Avish: In order to do that you need to keep writing and keep researching and keep learning.
Fred: And again this is why I suggest to people that they do not approach information marketing in a mercenary fashion just to make money. Because if you’re really into a topic it’s going to be a lot easier to stick with it and stick with it for the long run.
Avish: Got it. Okay. How about following up? You say it’s important to have good follow-up.
Fred: Yeah. Now good follow-up occurs both in terms of on-line and off-line methods. But what you want to do is once you understand that you have a customer and once they’ve bought something from you the first time. The relationship is definitely not over because your real value with that customer is getting them to buy more and more often. So therefore following up both in on–line or off-line methods; several of which we’ve talked about here but you should have a system by which every customer has now.
Now for example when I went recently to a given merchant. I just got a call from the company saying how was everything? Were you happy with this?
Again those kind of things are a good thing to do but remember when you do that kind of follow-up be prepared for negative feed-back as well.
Avish: Alright. Because —
Fred: They may not —
Avish: Because people’s honest feedback, they are going to —
Fred: Yeah. Sometimes they may not like something so you’d better be ready for that as well. So don’t expect it all to be roses and kisses.
Avish: Right. But of course if people out there aren’t happy with your products it’s probably good for you to find out so you can improve it in the future.
Avish: Okay. The next up is to continue new product creation.
Fred: I think that if you’re in a field and you want to get people to buy more often you’ve got to have more things to buy. So this should be — the process of information marketing — should be an ongoing process where you’re constantly creating new products. On average every week I probably create another five to ten hours worth of usable material in some form. Some of it is free, some of it is paid, but I’m continually producing information in the information marketing field.
Avish: Now do you have a guideline when it comes to product creation in terms of how many new paid products a year a person should do or is there any kind of — Some people think like doing one a year is good. Or if it’s a book you know well one every five years some people do. It’s —
Fred: Yeah. Well all I can say is the more the better as long as all the products you produce are really, really valuable to your prospective market. So I don’t think there is a top end. I mean theoretically someone could produce a new product every day and if it was great they would not be exceeding the maximum capacity that they should produce.
But I mean you need to produce products as often as possible as long as every time you produce them whatever they are and even if they are free that people who are going to go through them and go, this is unbelievable.

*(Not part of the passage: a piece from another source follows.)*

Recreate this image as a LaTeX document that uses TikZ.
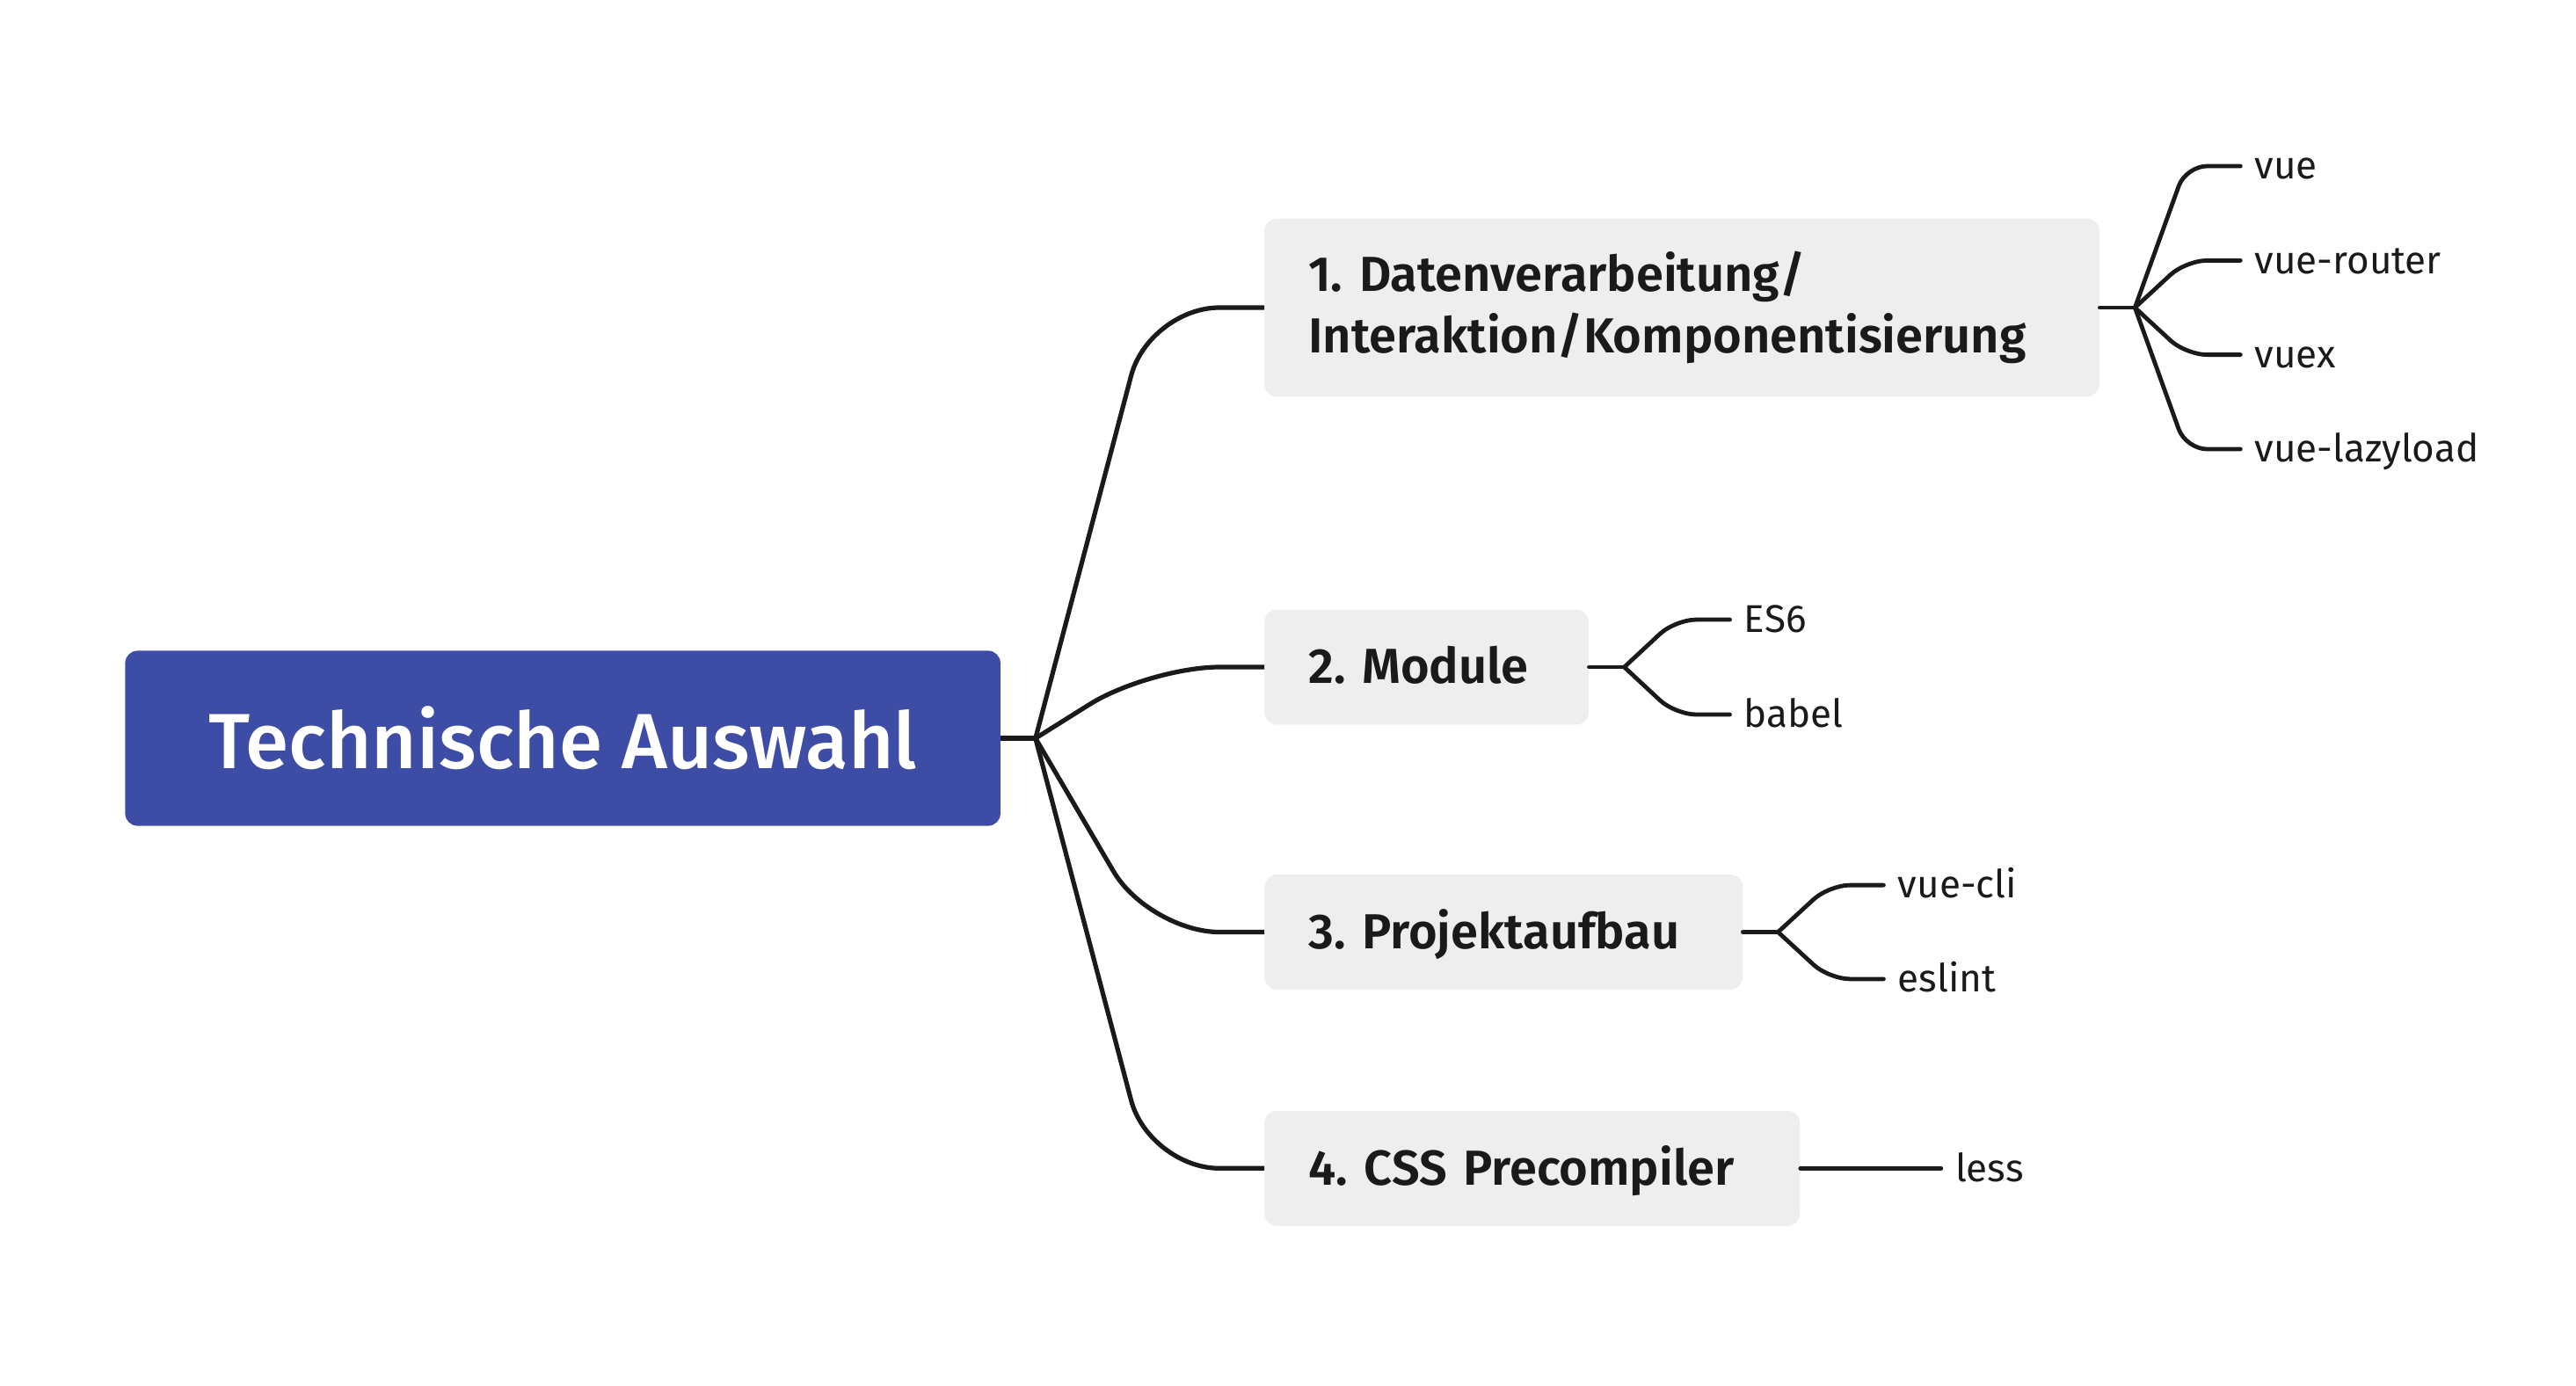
\documentclass[tikz,border=0pt]{standalone}
\usepackage{fontspec}
\setmainfont{Fira Sans}
\newfontfamily\rootfont{Fira Sans Medium}
\newfontfamily\topicfont{Fira Sans SemiBold}
\usetikzlibrary{positioning}
\definecolor{rootblue}{RGB}{61,76,165}
\definecolor{topicgray}{RGB}{238,238,238}
\definecolor{inkblack}{RGB}{26,26,26}
\frenchspacing

\begin{document}
\begin{tikzpicture}[x=0.5pt,y=-0.5pt,
    rootbox/.style={rectangle,rounded corners=7pt,fill=rootblue,text=white,
      font=\rootfont\fontsize{44.5}{50}\selectfont,minimum width=497.75pt,minimum height=99.6pt,anchor=west},
    topic/.style={rectangle,rounded corners=7pt,fill=topicgray,text=inkblack,
      font=\topicfont\fontsize{28}{35.3}\selectfont,inner xsep=25pt,minimum height=65.5pt,
      text height=18.9pt,text depth=0pt,anchor=west,align=left},
    leaf/.style={inner sep=0pt,text=inkblack,font=\fontsize{22}{25}\selectfont,
      text height=14.7pt,text depth=0pt,anchor=west},
    branch/.style={draw=inkblack,line width=2.6pt,rounded corners=40pt},
    twig/.style={draw=inkblack,line width=2.4pt,line cap=round,rounded corners=12pt}]

        \useasboundingbox (0,0) rectangle (2930,1576);

        \node[rootbox] (root) at (142,840) {Technische Auswahl};

        \begin{scope}[every node/.style={topic}]
          \node[text width=424.75pt,minimum height=101.4pt,text height={},text depth={}] (t1)
            at (1438,350) {1. Datenverarbeitung/\\Interaktion/Komponentisierung};
          \node[text width=134.35pt] (t2) at (1438,759)    {2. Module};
          \node[text width=221.8pt]  (t3) at (1438,1060.5) {3. Projektaufbau};
          \node[text width=254.5pt]  (t4) at (1438,1329.3) {4. CSS Precompiler};
        \end{scope}

        \begin{scope}[every node/.style={leaf}]
          \node (vue)      at ([xshift=88pt,yshift=80.5pt]t1.east)  {vue};
          \node (router)   at ([xshift=88pt,yshift=26.8pt]t1.east)  {vue-router};
          \node (vuex)     at ([xshift=88pt,yshift=-26.8pt]t1.east) {vuex};
          \node (lazyload) at ([xshift=88pt,yshift=-80.5pt]t1.east) {vue-lazyload};
          \node (es6)      at ([xshift=88pt,yshift=27pt]t2.east)    {ES6};
          \node (babel)    at ([xshift=88pt,yshift=-27pt]t2.east)   {babel};
          \node (cli)      at ([xshift=88pt,yshift=26.7pt]t3.east)  {vue-cli};
          \node (eslint)   at ([xshift=88pt,yshift=-26.7pt]t3.east) {eslint};
          \node (less)     at ([xshift=88pt]t4.east)                {less};
        \end{scope}

        \coordinate (j0) at ([xshift=19.75pt]root.east);
        \coordinate (j1) at ([xshift=20pt]t1.east);
        \coordinate (j2) at ([xshift=20pt]t2.east);
        \coordinate (j3) at ([xshift=20pt]t3.east);

        % main branches
        \draw[branch] (root.east) -- (j0);
        \draw[branch] (j0) -- ([xshift=-65.5pt]t1.west) -- (t1.west);
        \draw[branch] (j0) -- ([xshift=-65.5pt]t2.west) -- (t2.west);
        \draw[branch] (j0) -- ([xshift=-65.5pt]t3.west) -- (t3.west);
        \draw[branch] (j0) -- ([xshift=-65.5pt]t4.west) -- (t4.west);

        % sub branches
        \draw[twig] (t1.east) -- (j1);
        \draw[twig] (j1) -- ([xshift=-39pt]vue.west) -- ([xshift=-8pt]vue.west);
        \draw[twig] (j1) -- ([xshift=-39pt]router.west) -- ([xshift=-8pt]router.west);
        \draw[twig] (j1) -- ([xshift=-39pt]vuex.west) -- ([xshift=-8pt]vuex.west);
        \draw[twig] (j1) -- ([xshift=-39pt]lazyload.west) -- ([xshift=-8pt]lazyload.west);
        \draw[twig] (t2.east) -- (j2);
        \draw[twig] (j2) -- ([xshift=-39pt]es6.west) -- ([xshift=-8pt]es6.west);
        \draw[twig] (j2) -- ([xshift=-39pt]babel.west) -- ([xshift=-8pt]babel.west);
        \draw[twig] (t3.east) -- (j3);
        \draw[twig] (j3) -- ([xshift=-39pt]cli.west) -- ([xshift=-8pt]cli.west);
        \draw[twig] (j3) -- ([xshift=-39pt]eslint.west) -- ([xshift=-8pt]eslint.west);
        \draw[twig] (t4.east) -- ([xshift=-8pt]less.west);

\end{tikzpicture}
\end{document}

So you’ve got to make sure that you create great products at whatever fastest clip you can without disappointing the people that get them.
Avish: Alright. Great. Well that’s a lot of information. Any final thoughts on either getting people to buy more or getting to by more often?
Fred: Well again both of these components are key. Once people have bought something getting them to buy more at the time of order will dramatically — and by the way that example I gave earlier — when I called people up after they bought the net increase was about 35 percent increase in revenue so these are super important to get people to buy more at the time they first order and to get them to buy more often.